Karim AInouz fez um filme recentemente chamado A vida invisível, cujo enredo é a amizade e posterior separação drástica de duas irmãs no Rio de Janeiro capital dos anos 40, descortinando a disparidade abissal de classe, com recorte de raça, no país daquela época, especialmente na capital, que é o lócus do filme.
A forma do filme tem de notável a montagem, que justapõe alternadamente as vidas de Guida e Eurídice – a primeira saiu de casa para casar com um marinheiro grego, volta meses depois grávida e só; a segunda casou meio por arranjo, engravidou, embora não quisesse, pois temia que atrapalhasse seu sonho: estudar piano no Conservatório de Viena. Guida passa a viver no início das favelas no Rio, tem trabalho precário e é mãe solteira; conheceu muitas mamas-áfrica, e passou a ver o mundo sob a lente do estigma de classe, do racismo e do machismo. Eurídice, cujo marido era funcionário público, alguma estabilidade, classe média. Através da montagem vemos as vicissitudes da vida colocadas lado a lado, as várias facetas, as coincidências, os desencontros cuja origem é a disparidade de classe estrutural no país desde o período colonial.
O período colonial é percebido no filme através de outra coisa notável: o uso da língua portuguesa de Portugal, não o português brasileiro. A família Gusmão é portuguesa de origem, pais trabalhadores – faziam pães. Os próprios nomes das protagonistas, Guida e Eurídice, que nos soam antigos (portugueses?), remetem então a um passado, através da língua, português. A língua e a história caminhando juntas.
Uma vez o meu pai comentou que achava, ou que alguém algures havia dito, que o cinema argentino tinha roteiros bem melhores que os brasileiros. Não melhor, mas diferente seria o mais correto, e sem o adjetivo “bem”. Um ponto que talvez se possa pensar para evidenciar essa possível diferença é: há filmes brasileiros com enredos como O cidadão ilustre, recente filme dos hermanos? (O filme é sobre um escritor argentino, que mora na Europa, e que volta a sua cidade natal, no interior, para receber uma homenagem, mas quando lá é acusado por, na sua literatura, falar mal da cidade, apontando atrasos econômicos, etc.) Outro longa exemplar para a comparação é A grande dama do cinema, que conta a história de quatro amigos, uma mulher e três homens, aposentados do mundo do cinema e vivem em um casarão que a especulação imobiliária quer tomar para si. É feita uma trama de cinema para matar o casal representante da imobiliária, tudo com muita ironia. Há longa assim no Brasil? Um caminho histórico para entender a diferença estética, que creio que há, talvez seja ver como os dois países foram colonizados e como as suas respectivas metrópoles enxergavam o processo de colonização. Um breve exemplo: há universidades e imprensa desde o século 16 na América espanhola, já na portuguesa só no século 19… Isto faz diferença certamente, resta ver se há relação com as formas em questão.
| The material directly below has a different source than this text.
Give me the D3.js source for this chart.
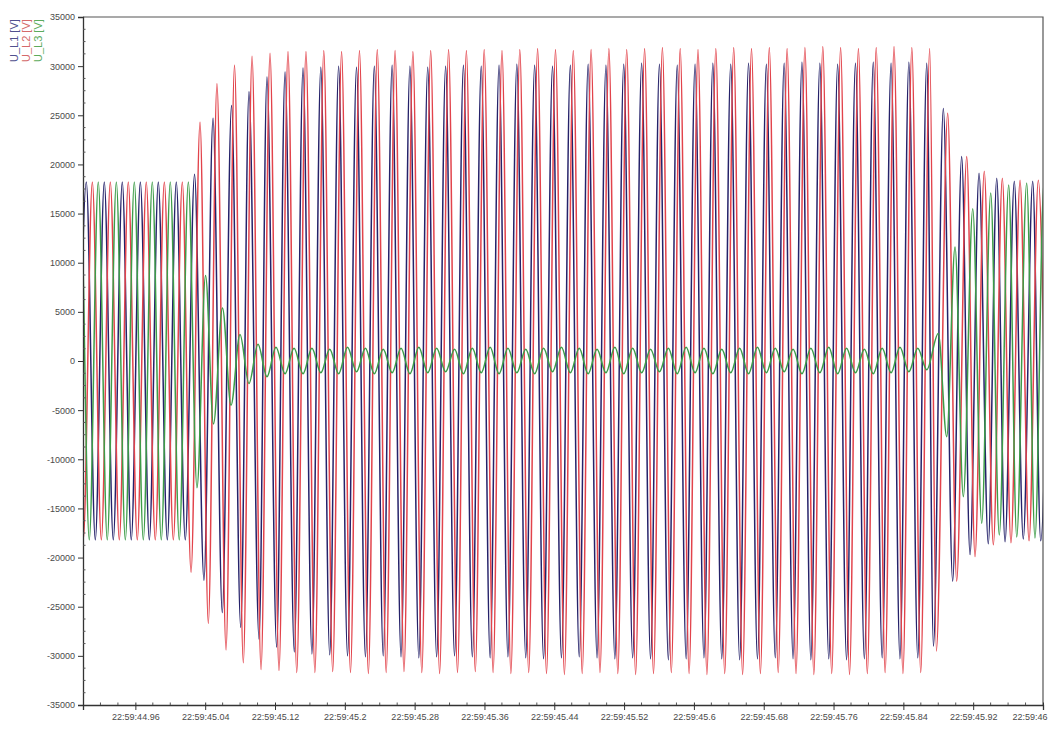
<!DOCTYPE html>
<html>
<head>
<meta charset="utf-8">
<title>U_L1 / U_L2 / U_L3</title>
<script src="https://cdn.jsdelivr.net/npm/d3@7"></script>
<style>
  html, body { margin: 0; padding: 0; background: #fff; }
  svg { display: block; }
  text { font-family: "Liberation Sans", Arial, sans-serif; }
</style>
</head>
<body>
<svg id="chart" width="1048" height="734"></svg>
<script>
// Phase voltages, one [seconds past 22:59, volts] pair per peak / trough.
const seriesNames = ["U_L1 [V]", "U_L2 [V]", "U_L3 [V]"];

const uL1 = [
  [44.8935,-18200],[44.9038,18200],[44.9141,-18200],[44.9244,18200],[44.9347,-18200],[44.9450,18200],
  [44.9553,-18200],[44.9657,18200],[44.9760,-18200],[44.9863,18200],[44.9966,-18200],[45.0069,18200],
  [45.0172,-18200],[45.0278,19000],[45.0386,-22300],[45.0490,24700],[45.0596,-25600],[45.0702,26000],
  [45.0807,-27100],[45.0902,27400],[45.1017,-28300],[45.1108,28900],[45.1219,-29100],[45.1315,29400],
  [45.1421,-29600],
  [45.1521,29800],[45.1623,-29800],[45.1725,29900],[45.1827,-29900],[45.1929,30000],[45.2031,-30000],
  [45.2134,29900],[45.2236,-30100],[45.2338,30000],[45.2440,-30000],[45.2542,30100],[45.2644,-30100],
  [45.2746,30000],[45.2848,-30200],[45.2950,29900],[45.3052,-30100],[45.3155,30000],[45.3257,-30000],
  [45.3359,30100],[45.3461,-30100],[45.3563,30000],[45.3665,-30200],[45.3767,30100],[45.3869,-30100],
  [45.3971,30200],[45.4073,-30200],[45.4175,30100],[45.4277,-30300],[45.4380,30000],[45.4482,-30200],
  [45.4584,30100],[45.4686,-30100],[45.4788,30200],[45.4890,-30200],[45.4992,30100],[45.5094,-30300],
  [45.5196,30200],[45.5298,-30200],[45.5401,30300],[45.5503,-30300],[45.5605,30200],[45.5707,-30400],
  [45.5809,30100],[45.5911,-30300],[45.6013,30200],[45.6115,-30200],[45.6217,30300],[45.6319,-30300],
  [45.6422,30200],[45.6524,-30400],[45.6626,30300],[45.6728,-30300],[45.6830,30200],[45.6932,-30200],
  [45.7034,30300],[45.7136,-30300],[45.7238,30400],[45.7340,-30400],[45.7443,30300],[45.7545,-30300],
  [45.7647,30200],[45.7749,-30400],[45.7851,30300],[45.7953,-30300],[45.8055,30400],[45.8157,-30200],
  [45.8259,30300],[45.8361,-30300],[45.8463,30400],[45.8565,-30200],[45.8668,30300],[45.8745,-29000],
  [45.8858,25700],[45.8965,-22400],[45.9068,20800],[45.9164,-19700],[45.9267,19100],[45.9373,-18600],
  [45.9470,18600],[45.9565,-18400],[45.9671,18300],[45.9774,-18100],[45.9882,18300],[45.9974,-18300],
  [46.0080,18300]
];

const uL2 = [
  [44.8900,18200],[44.9003,-18200],[44.9107,18200],[44.9210,-18200],[44.9313,18200],[44.9416,-18200],
  [44.9519,18200],[44.9622,-18200],[44.9725,18200],[44.9828,-18200],[44.9932,18200],[45.0035,-18200],
  [45.0138,18200],[45.0238,-21500],[45.0341,24300],[45.0436,-26700],[45.0535,28200],[45.0639,-29400],
  [45.0736,30100],[45.0837,-30700],[45.0937,31000],[45.1040,-31400],[45.1143,31300],[45.1246,-31500],
  [45.1349,31500],[45.1449,-31700],
  [45.1555,31500],[45.1657,-31700],[45.1759,31600],[45.1861,-31600],[45.1963,31500],[45.2065,-31700],
  [45.2168,31600],[45.2270,-31800],[45.2372,31700],[45.2474,-31700],[45.2576,31600],[45.2678,-31600],
  [45.2780,31500],[45.2882,-31700],[45.2984,31600],[45.3086,-31800],[45.3189,31700],[45.3291,-31700],
  [45.3393,31600],[45.3495,-31600],[45.3597,31700],[45.3699,-31700],[45.3801,31600],[45.3903,-31800],
  [45.4005,31700],[45.4107,-31700],[45.4209,31800],[45.4311,-31800],[45.4414,31700],[45.4516,-31900],
  [45.4618,31600],[45.4720,-31800],[45.4822,31700],[45.4924,-31700],[45.5026,31800],[45.5128,-31800],
  [45.5230,31700],[45.5332,-31900],[45.5435,31800],[45.5537,-31800],[45.5639,31900],[45.5741,-31700],
  [45.5843,31800],[45.5945,-31800],[45.6047,31700],[45.6149,-31900],[45.6251,31800],[45.6353,-31800],
  [45.6456,31900],[45.6558,-31900],[45.6660,31800],[45.6762,-31800],[45.6864,31900],[45.6966,-31700],
  [45.7068,31800],[45.7170,-31800],[45.7272,31900],[45.7374,-31900],[45.7477,32000],[45.7579,-31800],
  [45.7681,31900],[45.7783,-31900],[45.7885,31800],[45.7987,-31800],[45.8089,31900],[45.8191,-31700],
  [45.8293,32000],[45.8395,-31800],[45.8497,31900],[45.8599,-31700],[45.8702,31800],[45.8778,-29500],
  [45.8908,25200],[45.9011,-22400],[45.9126,20800],[45.9221,-19900],[45.9327,19300],[45.9431,-18700],
  [45.9534,18600],[45.9633,-18500],[45.9737,18400],[45.9840,-18300],[45.9946,18400],[46.0046,-18300]
];

const uL3 = [
  [44.8866,-18200],[44.8969,18200],[44.9072,-18200],[44.9175,18200],[44.9278,-18200],[44.9382,18200],
  [44.9485,-18200],[44.9588,18200],[44.9691,-18200],[44.9794,18200],[44.9897,-18200],[45.0000,18200],
  [45.0103,-18200],[45.0207,18200],[45.0306,-12900],[45.0404,8700],[45.0495,-6400],[45.0598,5400],
  [45.0696,-4500],[45.0799,2700],[45.0902,-2300],[45.1005,1700],[45.1108,-1600],[45.1211,1400],
  [45.1315,-1300],[45.1418,1300],
  [45.1521,-1300],[45.1623,1300],[45.1725,-1200],[45.1827,1200],[45.1929,-1300],[45.2031,1400],
  [45.2134,-1100],[45.2236,1300],[45.2338,-1300],[45.2440,1200],[45.2542,-1200],[45.2644,1300],
  [45.2746,-1300],[45.2848,1400],[45.2950,-1200],[45.3052,1300],[45.3155,-1100],[45.3257,1200],
  [45.3359,-1300],[45.3461,1300],[45.3563,-1200],[45.3665,1400],[45.3767,-1300],[45.3869,1300],
  [45.3971,-1200],[45.4073,1200],[45.4175,-1300],[45.4277,1300],[45.4380,-1100],[45.4482,1400],
  [45.4584,-1200],[45.4686,1300],[45.4788,-1300],[45.4890,1200],[45.4992,-1200],[45.5094,1400],
  [45.5196,-1300],[45.5298,1300],[45.5401,-1200],[45.5503,1200],[45.5605,-1100],[45.5707,1300],
  [45.5809,-1300],[45.5911,1400],[45.6013,-1200],[45.6115,1300],[45.6217,-1300],[45.6319,1200],
  [45.6422,-1200],[45.6524,1300],[45.6626,-1300],[45.6728,1400],[45.6830,-1200],[45.6932,1300],
  [45.7034,-1100],[45.7136,1200],[45.7238,-1300],[45.7340,1300],[45.7443,-1200],[45.7545,1400],
  [45.7647,-1300],[45.7749,1300],[45.7851,-1200],[45.7953,1200],[45.8055,-1300],[45.8157,1300],
  [45.8259,-1200],[45.8361,1400],[45.8463,-1100],[45.8565,1300],[45.8668,-900],[45.8800,2800],
  [45.8897,-7700],[45.8992,11600],[45.9087,-13800],[45.9195,15500],[45.9298,-16500],[45.9401,17100],
  [45.9499,-17700],[45.9607,17900],[45.9699,-17900],[45.9813,18100],[45.9908,-18000],[46.0012,18200],
  [46.0115,-18200]
];

// Axis ticks
const xTickValues = [44.96, 45.04, 45.12, 45.2, 45.28, 45.36, 45.44, 45.52, 45.6, 45.68, 45.76, 45.84, 45.92, 46.0];
const xTickLabels = ["22:59:44.96", "22:59:45.04", "22:59:45.12", "22:59:45.2", "22:59:45.28", "22:59:45.36",
                     "22:59:45.44", "22:59:45.52", "22:59:45.6", "22:59:45.68", "22:59:45.76", "22:59:45.84",
                     "22:59:45.92", "22:59:46"];
const yTickValues = [-35000, -30000, -25000, -20000, -15000, -10000, -5000, 0,
                     5000, 10000, 15000, 20000, 25000, 30000, 35000];

const phaseColors = ["#25226a", "#e2434b", "#3d9c48"];
const legendColors = ["#50508e", "#d46a6a", "#5cab5c"];

const margin = { left: 83, right: 5, top: 17, bottom: 29 };
const W = 1048, H = 734;

const svg = d3.select("#chart");

const x = d3.scaleLinear().domain([44.9, 46.0]).range([margin.left, W - margin.right]);
const y = d3.scaleLinear().domain([-35000, 35000]).range([H - margin.bottom, margin.top]);

svg.append("defs").append("clipPath").attr("id", "plot-clip")
  .append("rect")
  .attr("x", x.range()[0]).attr("y", y.range()[1])
  .attr("width", x.range()[1] - x.range()[0])
  .attr("height", y.range()[0] - y.range()[1]);

// Waveforms: smooth curve through successive extrema
const line = d3.line()
  .x(d => x(d[0]))
  .y(d => y(d[1]))
  .curve(d3.curveMonotoneX);

const plot = svg.append("g").attr("clip-path", "url(#plot-clip)");
[uL1, uL2, uL3].forEach((s, i) => {
  plot.append("path")
    .datum(s)
    .attr("fill", "none")
    .attr("stroke", phaseColors[i])
    .attr("stroke-width", 1.5)
    .attr("stroke-linejoin", "round")
    .attr("d", line);
});

// Frame: top and right edges
svg.append("path")
  .attr("d", `M${x.range()[0]},${y.range()[1]}H${x.range()[1]}V${y.range()[0]}`)
  .attr("fill", "none").attr("stroke", "#555").attr("stroke-width", 1.2);

// Y axis
const yAxis = svg.append("g")
  .attr("transform", `translate(${x.range()[0]},0)`)
  .call(d3.axisLeft(y).tickValues(yTickValues).tickSize(5).tickPadding(3)
        .tickFormat(d => String(d)));

// Minor y ticks (inside the plot)
const yMinor = d3.range(-35000, 35001, 1250).filter(v => v % 5000 !== 0);
svg.append("g").selectAll("line").data(yMinor).join("line")
  .attr("x1", x.range()[0]).attr("x2", x.range()[0] + 2.5)
  .attr("y1", d => y(d)).attr("y2", d => y(d))
  .attr("stroke", "#555").attr("stroke-width", 1);

// X axis
const xAxis = svg.append("g")
  .attr("transform", `translate(0,${y.range()[0]})`)
  .call(d3.axisBottom(x).tickValues(xTickValues).tickSize(5).tickPadding(4)
        .tickFormat((d, i) => xTickLabels[i]));

xAxis.selectAll(".tick").append("line")
  .attr("y1", 0).attr("y2", -2.5).attr("stroke", "#333");

// The last label sits on the right edge; keep it inside the canvas
xAxis.selectAll(".tick text")
  .filter((d, i) => i === xTickValues.length - 1)
  .attr("text-anchor", "end")
  .attr("x", W - 1 - x(xTickValues[xTickValues.length - 1]));

// Minor x ticks every 0.02 s (inside the plot)
const xMinor = d3.range(0, 56).map(i => +(44.92 + i * 0.02).toFixed(2))
  .filter(v => v < 46.0 && !xTickValues.some(t => Math.abs(t - v) < 1e-6));
svg.append("g").selectAll("line").data(xMinor).join("line")
  .attr("x1", d => x(d)).attr("x2", d => x(d))
  .attr("y1", y.range()[0]).attr("y2", y.range()[0] - 2.5)
  .attr("stroke", "#555").attr("stroke-width", 1);

[yAxis, xAxis].forEach(g => {
  g.select(".domain").attr("stroke", "#333").attr("stroke-width", 1.3);
  g.selectAll(".tick line").attr("stroke", "#333");
  g.selectAll(".tick text")
    .attr("fill", "#4a4a4a")
    .style("font-size", "9px")
    .style("font-family", "'Liberation Sans', Arial, sans-serif");
});

// Legend: vertical series names in the top-left corner
const legend = svg.append("g");
seriesNames.forEach((name, i) => {
  legend.append("text")
    .attr("transform", `translate(${18 + i * 12},62) rotate(-90)`)
    .attr("text-anchor", "start")
    .attr("fill", legendColors[i])
    .style("font-size", "11px")
    .text(name);
});
</script>
</body>
</html>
Isto tem a ver com A vida invisível, pois este tem por assunto central o relacionamento interpessoal das duas irmãs, cada qual com a sua individualidade. É um tema que escapa ao social, embora este esteja lá marcado, como sempre, o contexto histórico em que a obra, seja ela qual for, está inserida. É verdade que há filmes mais “subjetivos hoje em dia”, como Obra, Ausência, ou mesmo O som ao redor (coincidentemente todos com o ator Irandhir Santos), mas há algo em A vida invisível que dá a sensação do que poderíamos chamar de emancipação temática, a possibilidade de falar sobre um assunto pessoal, subjetivo, e que tenha sua força estética daí derivada (falamos, por exemplo, da montagem). É preciso estudar mais para procurar responder a essa pergunta, que creio interessante para a análise do cinema brasileiro contemporâneo.